→ INSTRUCTION:
Set the data down again, exactly as it reads, but without the pictures.

→ INFORMATION SUPPLIED:
========================

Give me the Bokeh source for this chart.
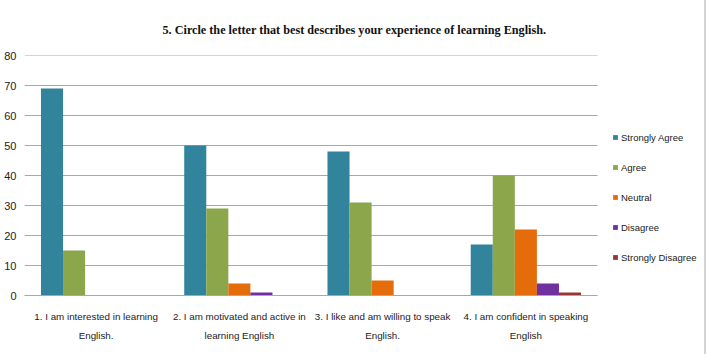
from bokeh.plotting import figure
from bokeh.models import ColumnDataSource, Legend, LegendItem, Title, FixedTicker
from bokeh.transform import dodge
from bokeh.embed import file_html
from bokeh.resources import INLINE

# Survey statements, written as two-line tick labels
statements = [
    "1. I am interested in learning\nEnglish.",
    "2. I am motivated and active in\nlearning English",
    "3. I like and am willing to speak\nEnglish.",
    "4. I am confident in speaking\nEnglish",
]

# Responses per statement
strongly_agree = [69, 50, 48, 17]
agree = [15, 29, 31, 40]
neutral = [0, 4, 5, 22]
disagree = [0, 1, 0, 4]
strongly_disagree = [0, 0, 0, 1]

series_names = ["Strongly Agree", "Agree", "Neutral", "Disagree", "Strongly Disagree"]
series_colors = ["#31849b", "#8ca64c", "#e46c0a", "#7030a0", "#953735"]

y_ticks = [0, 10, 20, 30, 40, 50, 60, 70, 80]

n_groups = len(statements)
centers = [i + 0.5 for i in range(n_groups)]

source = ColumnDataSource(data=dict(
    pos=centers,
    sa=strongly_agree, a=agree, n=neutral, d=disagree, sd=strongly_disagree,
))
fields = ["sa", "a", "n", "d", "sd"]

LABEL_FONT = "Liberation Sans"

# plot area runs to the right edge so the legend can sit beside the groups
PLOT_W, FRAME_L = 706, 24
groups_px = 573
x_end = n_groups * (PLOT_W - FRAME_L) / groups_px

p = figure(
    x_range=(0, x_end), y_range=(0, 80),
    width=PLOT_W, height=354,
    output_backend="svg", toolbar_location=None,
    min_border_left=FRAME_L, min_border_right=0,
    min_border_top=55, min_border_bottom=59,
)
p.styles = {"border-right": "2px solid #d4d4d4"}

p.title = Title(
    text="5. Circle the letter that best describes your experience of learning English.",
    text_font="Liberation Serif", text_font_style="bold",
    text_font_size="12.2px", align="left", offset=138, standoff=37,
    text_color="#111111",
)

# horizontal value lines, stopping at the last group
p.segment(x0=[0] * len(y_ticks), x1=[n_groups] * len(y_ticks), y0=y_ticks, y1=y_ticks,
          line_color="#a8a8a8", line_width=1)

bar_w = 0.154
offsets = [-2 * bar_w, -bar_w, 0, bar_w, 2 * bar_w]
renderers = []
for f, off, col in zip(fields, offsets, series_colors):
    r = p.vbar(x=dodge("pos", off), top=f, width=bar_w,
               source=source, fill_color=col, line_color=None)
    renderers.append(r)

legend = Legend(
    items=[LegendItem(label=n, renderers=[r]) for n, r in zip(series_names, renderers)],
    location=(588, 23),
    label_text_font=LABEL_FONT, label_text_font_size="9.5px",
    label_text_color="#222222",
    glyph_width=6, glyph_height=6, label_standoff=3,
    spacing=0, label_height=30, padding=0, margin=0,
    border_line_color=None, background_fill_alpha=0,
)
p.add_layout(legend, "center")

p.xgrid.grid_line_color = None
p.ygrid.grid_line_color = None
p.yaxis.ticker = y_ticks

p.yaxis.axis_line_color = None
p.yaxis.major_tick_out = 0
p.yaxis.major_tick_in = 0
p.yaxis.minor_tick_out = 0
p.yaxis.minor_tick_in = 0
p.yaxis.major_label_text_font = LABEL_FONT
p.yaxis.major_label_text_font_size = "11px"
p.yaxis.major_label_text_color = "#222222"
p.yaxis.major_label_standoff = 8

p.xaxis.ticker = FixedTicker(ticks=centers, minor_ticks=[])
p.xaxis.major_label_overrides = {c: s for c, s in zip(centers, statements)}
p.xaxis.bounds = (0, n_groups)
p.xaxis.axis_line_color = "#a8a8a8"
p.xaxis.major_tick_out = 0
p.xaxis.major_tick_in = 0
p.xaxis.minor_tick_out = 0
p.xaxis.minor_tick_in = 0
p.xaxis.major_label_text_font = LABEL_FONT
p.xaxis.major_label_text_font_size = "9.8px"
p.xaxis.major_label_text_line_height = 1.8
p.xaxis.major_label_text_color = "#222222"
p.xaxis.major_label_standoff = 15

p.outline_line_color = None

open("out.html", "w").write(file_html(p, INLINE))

========================

→ RESULT FOR THIS TASK:
Give me the Bokeh source for this chart.
from bokeh.plotting import figure
from bokeh.models import ColumnDataSource, Legend, LegendItem, Title, FixedTicker
from bokeh.transform import dodge
from bokeh.embed import file_html
from bokeh.resources import INLINE

# Survey statements, written as two-line tick labels
statements = [
    "1. I am interested in learning\nEnglish.",
    "2. I am motivated and active in\nlearning English",
    "3. I like and am willing to speak\nEnglish.",
    "4. I am confident in speaking\nEnglish",
]

# Responses per statement
strongly_agree = [69, 50, 48, 17]
agree = [15, 29, 31, 40]
neutral = [0, 4, 5, 22]
disagree = [0, 1, 0, 4]
strongly_disagree = [0, 0, 0, 1]

series_names = ["Strongly Agree", "Agree", "Neutral", "Disagree", "Strongly Disagree"]
series_colors = ["#31849b", "#8ca64c", "#e46c0a", "#7030a0", "#953735"]

y_ticks = [0, 10, 20, 30, 40, 50, 60, 70, 80]

n_groups = len(statements)
centers = [i + 0.5 for i in range(n_groups)]

source = ColumnDataSource(data=dict(
    pos=centers,
    sa=strongly_agree, a=agree, n=neutral, d=disagree, sd=strongly_disagree,
))
fields = ["sa", "a", "n", "d", "sd"]

LABEL_FONT = "Liberation Sans"

# plot area runs to the right edge so the legend can sit beside the groups
PLOT_W, FRAME_L = 706, 24
groups_px = 573
x_end = n_groups * (PLOT_W - FRAME_L) / groups_px

p = figure(
    x_range=(0, x_end), y_range=(0, 80),
    width=PLOT_W, height=354,
    output_backend="svg", toolbar_location=None,
    min_border_left=FRAME_L, min_border_right=0,
    min_border_top=55, min_border_bottom=59,
)
p.styles = {"border-right": "2px solid #d4d4d4"}

p.title = Title(
    text="5. Circle the letter that best describes your experience of learning English.",
    text_font="Liberation Serif", text_font_style="bold",
    text_font_size="12.2px", align="left", offset=138, standoff=37,
    text_color="#111111",
)

# horizontal value lines, stopping at the last group
p.segment(x0=[0] * len(y_ticks), x1=[n_groups] * len(y_ticks), y0=y_ticks, y1=y_ticks,
          line_color="#a8a8a8", line_width=1)

bar_w = 0.154
offsets = [-2 * bar_w, -bar_w, 0, bar_w, 2 * bar_w]
renderers = []
for f, off, col in zip(fields, offsets, series_colors):
    r = p.vbar(x=dodge("pos", off), top=f, width=bar_w,
               source=source, fill_color=col, line_color=None)
    renderers.append(r)

legend = Legend(
    items=[LegendItem(label=n, renderers=[r]) for n, r in zip(series_names, renderers)],
    location=(588, 23),
    label_text_font=LABEL_FONT, label_text_font_size="9.5px",
    label_text_color="#222222",
    glyph_width=6, glyph_height=6, label_standoff=3,
    spacing=0, label_height=30, padding=0, margin=0,
    border_line_color=None, background_fill_alpha=0,
)
p.add_layout(legend, "center")

p.xgrid.grid_line_color = None
p.ygrid.grid_line_color = None
p.yaxis.ticker = y_ticks

p.yaxis.axis_line_color = None
p.yaxis.major_tick_out = 0
p.yaxis.major_tick_in = 0
p.yaxis.minor_tick_out = 0
p.yaxis.minor_tick_in = 0
p.yaxis.major_label_text_font = LABEL_FONT
p.yaxis.major_label_text_font_size = "11px"
p.yaxis.major_label_text_color = "#222222"
p.yaxis.major_label_standoff = 8

p.xaxis.ticker = FixedTicker(ticks=centers, minor_ticks=[])
p.xaxis.major_label_overrides = {c: s for c, s in zip(centers, statements)}
p.xaxis.bounds = (0, n_groups)
p.xaxis.axis_line_color = "#a8a8a8"
p.xaxis.major_tick_out = 0
p.xaxis.major_tick_in = 0
p.xaxis.minor_tick_out = 0
p.xaxis.minor_tick_in = 0
p.xaxis.major_label_text_font = LABEL_FONT
p.xaxis.major_label_text_font_size = "9.8px"
p.xaxis.major_label_text_line_height = 1.8
p.xaxis.major_label_text_color = "#222222"
p.xaxis.major_label_standoff = 15

p.outline_line_color = None

open("out.html", "w").write(file_html(p, INLINE))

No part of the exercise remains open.